Nuestros padres no entienden por qué tanta euforia, ellos en verano se iban al pueblo, trabajaban en la hostelería y no libraban los findes porque sus padres no eran tan generosos como los son ellos ahora y no tenían ni para pipas. Dicen que nos han consentido demasiado pero que eso de ser tan maleducados es cosa nuestra. En definitiva, dicen de nosotros los mayores que la mayoría de las veces solo somos eso: pobres niños ricos que ni guerra ni hambre, ni pena ni gloria. Nuestro papel es secundario, somos casi un extra. Nos aplanamos el culo las horas que hagan falta por un contrato en prácticas, viendo en redes cómo aquel chaval de nuestra clase curra ahora en una de las Big Four. Y, para llenar el vacío de no ser nadie en un mundo de álguienes, además de darle mucho hacia la derecha en Tinder para evitar la soledad, pagamos también a plazos y por anticipado unas cuantas entradas de festivales que no nos podemos permitir. Así las tenemos ahí, nos las guardamos en la wallet de nuestro smartphone de última generación (también pagado a plazos), las dejamos en el escritorio del ordenador para verlas a las ocho de la mañana mientras curramos a cuatro euros la hora. Nos montamos todo este teatrillo porque sabemos que, cuando la noche caiga y la música empiece, no importará tener menos de cuatro cifras en la tarjeta ni llevar más cafés cada mañana en la oficina que nuestros padres cuando se deslomaban en sus curros de verano.

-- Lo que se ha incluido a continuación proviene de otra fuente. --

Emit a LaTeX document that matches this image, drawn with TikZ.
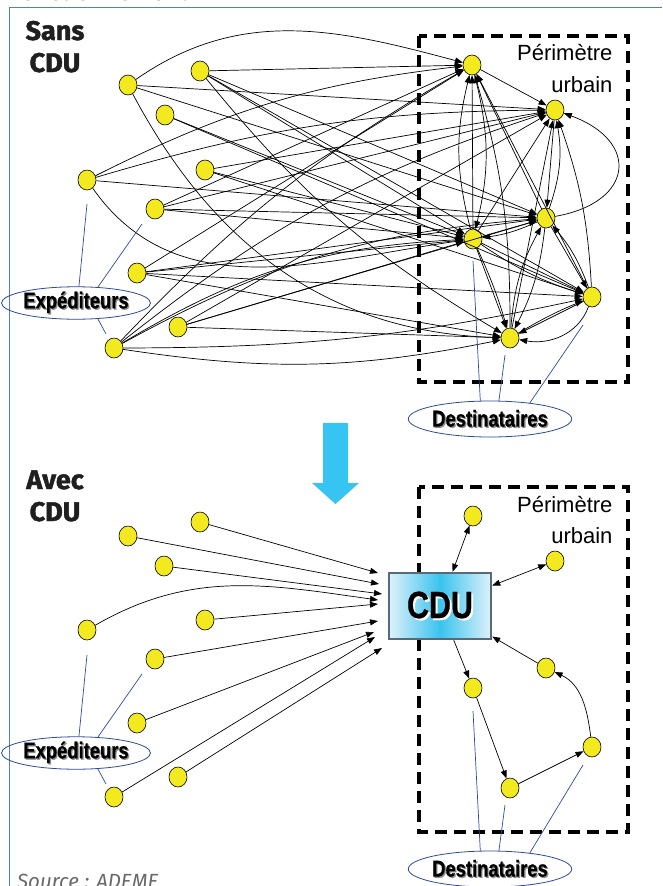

Porque los festivales son el fin de la ambición y el verano es el principio del sueño. Una oportunidad para todos, para sentirnos iguales esta vez sin tener por qué serlo; y vamos a aprovecharla aunque nos tachen de superfluos y aunque tengamos que pagarla con todo el dinero de la Feuga.
Será que la entrada al recinto es una puerta a la dimensión definitiva, que el dinerito de plástico con el que se pagan las consumiciones nos iguala a todos (y, además, por mucho que lo intentes, siempre sobra y aparece el verano siguiente en nuestros bolsillos; y eso nunca pasa con el dinerito en metálico). Será porque tú colega de las Big Four está tan sudado como tú en el último DJ. ¿O será porque, otro verano más, nos lo pasamos insultantemente bien?